I love 1930s romantic comedies. Love them. They’re fun and ridiculous, which makes the dry academic tone of this book such an odd choice.
The Runaway Bride has some interesting details, but I felt like it focused on the wrong issues (no, I don’t want several pages of one person’s opinion on a movie, especially when her opinion is given as if fact), and some of the movies chosen were simply bizarre. I mean, Penny Serenade, really? I’ve seen it and found it a horribly overwrought melodrama. There’s no way I’d call it a romantic comedy. Yet it gets a chapter and Bringing Up Baby – widely considered one of the greatest movies ever made, let alone one of the greatest romantic comedies – only gets a few comments. Huh?
I half wonder if part of the problem is when this book was released. It was published in the early 1990s, just before the explosion of the Internet and the bigger resurgence of interest in older films and preserving them, digitizing them, etc. Channels like TCM and even websites like Wikipedia have made these movies and the details and background surrounding them more accessible.
But mostly, when you’re going to write a book about romantic comedies, which are all about fun and whimsy, the book should have a similar light-on-its-feet tone. Not recommended.

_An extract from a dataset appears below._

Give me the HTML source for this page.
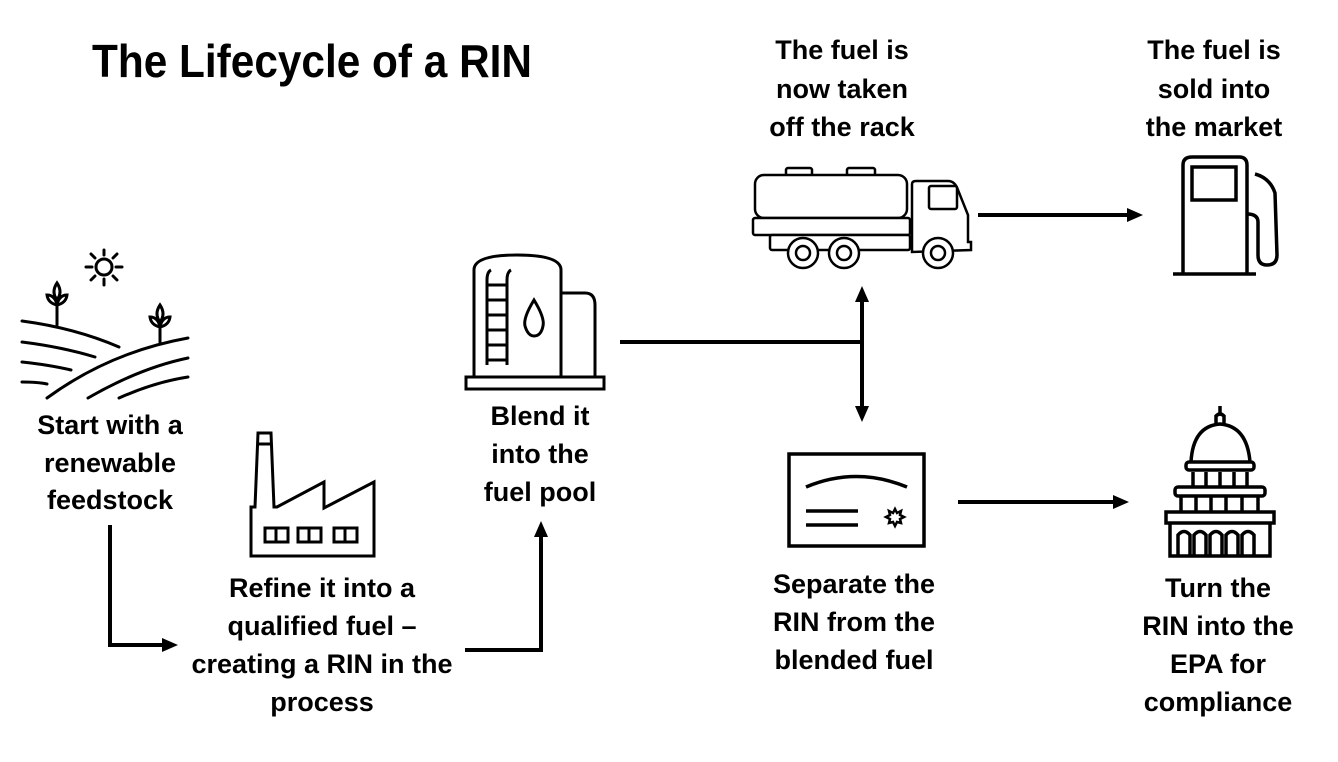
<!DOCTYPE html>
<html><head><meta charset="utf-8"><style>
html,body{margin:0;padding:0;background:#fff;}
svg{display:block;}
text{font-family:"Liberation Sans Narrow","Liberation Sans",sans-serif;font-weight:bold;fill:#000;}
</style></head><body>
<svg width="1338" height="762" viewBox="0 0 1338 762" xmlns="http://www.w3.org/2000/svg">
<text x="92" y="77" font-size="46" textLength="440" lengthAdjust="spacingAndGlyphs" style="font-family:'Liberation Sans',sans-serif">The Lifecycle of a RIN</text>

<g font-size="27" text-anchor="middle">
<text x="110" y="434">Start with a</text><text x="110" y="472">renewable</text><text x="110" y="509">feedstock</text>
<text x="540" y="425">Blend it</text><text x="540" y="463">into the</text><text x="540" y="501">fuel pool</text>
<text x="322" y="597">Refine it into a</text><text x="322" y="635">qualified fuel –</text><text x="322" y="673">creating a RIN in the</text><text x="322" y="711">process</text>
<text x="842" y="59">The fuel is</text><text x="842" y="98">now taken</text><text x="842" y="136">off the rack</text>
<text x="1214" y="59">The fuel is</text><text x="1214" y="98">sold into</text><text x="1214" y="136">the market</text>
<text x="854" y="593">Separate the</text><text x="854" y="631">RIN from the</text><text x="854" y="669">blended fuel</text>
<text x="1218" y="597">Turn the</text><text x="1218" y="635">RIN into the</text><text x="1218" y="673">EPA for</text><text x="1218" y="711">compliance</text>
</g>

<!-- connectors -->
<g stroke="#000" stroke-width="4" fill="none">
<polyline points="110,525 110,645 165,645"/>
<polyline points="465,650 541,650 541,535"/>
<line x1="620" y1="342" x2="862" y2="342"/>
<line x1="862" y1="298" x2="862" y2="410"/>
<line x1="978" y1="215" x2="1128" y2="215"/>
<line x1="958" y1="502" x2="1114" y2="502"/>
</g>
<g fill="#000">
<polygon points="178,645 162,638 162,652"/>
<polygon points="541,521 534,537 548,537"/>
<polygon points="862,286 855,302 869,302"/>
<polygon points="862,422 855,406 869,406"/>
<polygon points="1143,215 1127,208 1127,222"/>
<polygon points="1129,502 1113,495 1113,509"/>
</g>

<!-- farm -->
<g stroke="#000" stroke-width="3" fill="none" stroke-linecap="round">
<circle cx="104" cy="267" r="8"/>
<line x1="104" y1="250" x2="104" y2="255"/><line x1="104" y1="279" x2="104" y2="285"/>
<line x1="86" y1="267" x2="92" y2="267"/><line x1="116" y1="267" x2="122" y2="267"/>
<line x1="91" y1="254" x2="95" y2="258"/><line x1="113" y1="276" x2="117" y2="280"/>
<line x1="117" y1="254" x2="113" y2="258"/><line x1="91" y1="280" x2="95" y2="276"/>
<line x1="57" y1="298" x2="57" y2="325"/>
<path d="M57,283 Q51,292 57,300 Q63,292 57,283Z M57,305 Q48,303 47,295 Q55,295 57,305 M57,305 Q66,303 67,295 Q59,295 57,305"/>
<line x1="160" y1="322" x2="160" y2="342"/>
<path d="M160,305 Q154,314 160,322 Q166,314 160,305Z M160,327 Q151,325 150,317 Q158,317 160,327 M160,327 Q169,325 170,317 Q162,317 160,327"/>
<path d="M22,321 Q75,328 119,347"/>
<path d="M22,342 Q62,347 95,357"/>
<path d="M22,362 Q50,365 71,370"/>
<path d="M22,382 Q38,382 47,384"/>
<path d="M47,398 Q110,352 188,338"/>
<path d="M88,398 Q140,368 188,358"/>
<path d="M119,398 Q155,382 188,377"/>
</g>

<!-- factory -->
<g stroke="#000" stroke-width="3" fill="none">
<path d="M251,556 L251,507 L255,507 L258,433 L271,433 L274,507 L277,507 L324,482 L324,508 L374,482 L374,556 Z"/>
<line x1="258" y1="444" x2="271" y2="444"/>
<rect x="265" y="528" width="23" height="14"/><line x1="276" y1="528" x2="276" y2="542"/>
<rect x="298" y="528" width="23" height="14"/><line x1="309" y1="528" x2="309" y2="542"/>
<rect x="334" y="528" width="23" height="14"/><line x1="345" y1="528" x2="345" y2="542"/>
</g>

<!-- tank -->
<g stroke="#000" stroke-width="3" fill="none">
<path d="M474,377 L474,270 Q474,255 517,255 Q561,255 561,270 L561,377"/>
<path d="M561,293 L585,293 Q595,293 595,305 L595,377"/>
<rect x="466" y="377" width="138" height="12"/>
<path d="M487,365 L487,280 Q487,272 491,270 M507,365 L507,280 Q507,272 511,270"/>
<line x1="487" y1="285" x2="507" y2="285"/><line x1="487" y1="300" x2="507" y2="300"/>
<line x1="487" y1="315" x2="507" y2="315"/><line x1="487" y1="330" x2="507" y2="330"/>
<line x1="487" y1="345" x2="507" y2="345"/><line x1="487" y1="360" x2="507" y2="360"/>
<path d="M534,300 Q523,318 525,326 Q528,336 534,336 Q541,336 543,326 Q545,318 534,300Z"/>
</g>

<!-- truck -->
<g stroke="#000" stroke-width="2.5" fill="#fff">
<rect x="786" y="168" width="26" height="8" rx="2"/>
<rect x="847" y="168" width="28" height="8" rx="2"/>
<rect x="755" y="175" width="152" height="43" rx="9"/>
<rect x="753" y="218" width="157" height="17" rx="2"/>
<rect x="770" y="235" width="140" height="15" rx="2"/>
<path d="M912,252 L912,184 Q912,181 916,181 L948,181 Q955,181 958,190 L968,215 L968,242 L971,242 L971,250 L912,252Z"/>
<rect x="929" y="186" width="28" height="23" rx="2"/>
<circle cx="803" cy="253" r="15"/><circle cx="803" cy="253" r="7"/>
<circle cx="844" cy="253" r="15"/><circle cx="844" cy="253" r="7"/>
<circle cx="938" cy="253" r="15"/><circle cx="938" cy="253" r="7"/>
</g>

<!-- pump -->
<g stroke="#000" stroke-width="3.5" fill="none">
<path d="M1183,273 L1183,165 Q1183,157 1192,157 L1239,157 Q1247,157 1247,165 L1247,273"/>
<line x1="1173" y1="274" x2="1256" y2="274"/>
<rect x="1192" y="167" width="44" height="33"/>
<path d="M1255,174 Q1270,178 1275,193 L1277,255 Q1277,265 1267,265 Q1258,265 1258,255 L1258,222 Q1258,214 1247,214"/>
</g>

<!-- certificate -->
<g stroke="#000" stroke-width="3.5" fill="none">
<rect x="789" y="454" width="135" height="92"/>
<path d="M806,487 Q856,466 907,487"/>
<line x1="806" y1="511" x2="858" y2="511"/>
<line x1="806" y1="525" x2="858" y2="525"/>
<polygon stroke-width="2.5" points="895,509 897,513 901,511 900,515 904,517 900,519 901,523 897,522 895,526 893,522 889,523 890,519 886,517 890,515 889,511 893,513"/>
</g>

<!-- capitol -->
<g stroke="#000" stroke-width="3.5" fill="none">
<line x1="1220" y1="406" x2="1220" y2="414"/>
<path d="M1216,425 L1216,416 Q1220,412 1224,416 L1224,425"/>
<path d="M1191,462 Q1193,426 1220,424 Q1247,426 1250,462"/>
<rect x="1186" y="462" width="68" height="8" rx="3"/>
<line x1="1193" y1="472" x2="1193" y2="486"/><line x1="1206" y1="472" x2="1206" y2="486"/>
<line x1="1220" y1="472" x2="1220" y2="486"/><line x1="1234" y1="472" x2="1234" y2="486"/>
<line x1="1247" y1="472" x2="1247" y2="486"/>
<rect x="1175" y="487" width="90" height="9" rx="3"/>
<line x1="1181" y1="497" x2="1181" y2="511"/><line x1="1196" y1="497" x2="1196" y2="511"/>
<line x1="1211" y1="497" x2="1211" y2="511"/><line x1="1226" y1="497" x2="1226" y2="511"/>
<line x1="1242" y1="497" x2="1242" y2="511"/><line x1="1258" y1="497" x2="1258" y2="511"/>
<rect x="1166" y="512" width="108" height="11"/>
<path d="M1170,523 L1170,556 L1270,556 L1270,523"/>
<path d="M1178,556 L1178,535 Q1184,528 1190,535 L1190,556 M1194,556 L1194,535 Q1200,528 1206,535 L1206,556 M1210,556 L1210,535 Q1216,528 1222,535 L1222,556 M1226,556 L1226,535 Q1232,528 1238,535 L1238,556 M1242,556 L1242,535 Q1248,528 1254,535 L1254,556"/>
</g>
</svg>
</body></html>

I like the writing style, research, and some of her conclusions here but as others have mentioned: 1. Mr. Deeds, Stage Door, and Penny Serenade are not exactly romantic comedies and 2. Palm Beach Story and The Lady Eve were both released in the early 40s. More importantly, the latter two movies don't have the feel of 30s films.
Also, Capra's Ladies of Leisure may have been a big hit in 1930, and my patience with the staginess of early 1930s films notwithstanding, my opinion of the film is not that high. The lack of chemistry between Stanwyck and Graves really bogs the film down. Disappointing that, as since I first read this book in the 90s I've been really looking forward to watching the film. IMO it doesn't deserve the hype.
I'm a huge fan of Lombard's screwball acting, and the analysis of her characterization of Irene Bullock is hugely enjoyable to read as well as spot-on.
An overview of the actors and directors in the 1930's, especially independent women, using an analysis of 12 different movies. I watched them all again and agree with a lot of what the author says. This may come from my ignorance of how "Romantic Comedy" is defined, but I have one big quibble. She may have chosen these movies to illustrate her points, but two of the movies I don't consider comedies: 'Stage Door,", in which one of the characters commits suicide, and "Penny Serenade," in which two children die. Not Amusing. As a big fan of 1930's movies, I appreciated her referring to a lot of movies I never heard of. Even though she wrote this at the beginning of the VCR Eran, there are now DVD's of all the movies, except one (Ladies of Leisure), which I found on Youtube.
I remember really liking it. I don't recall specifics now. But, does a good job of examining film and social history. And increased my what I want to watch further.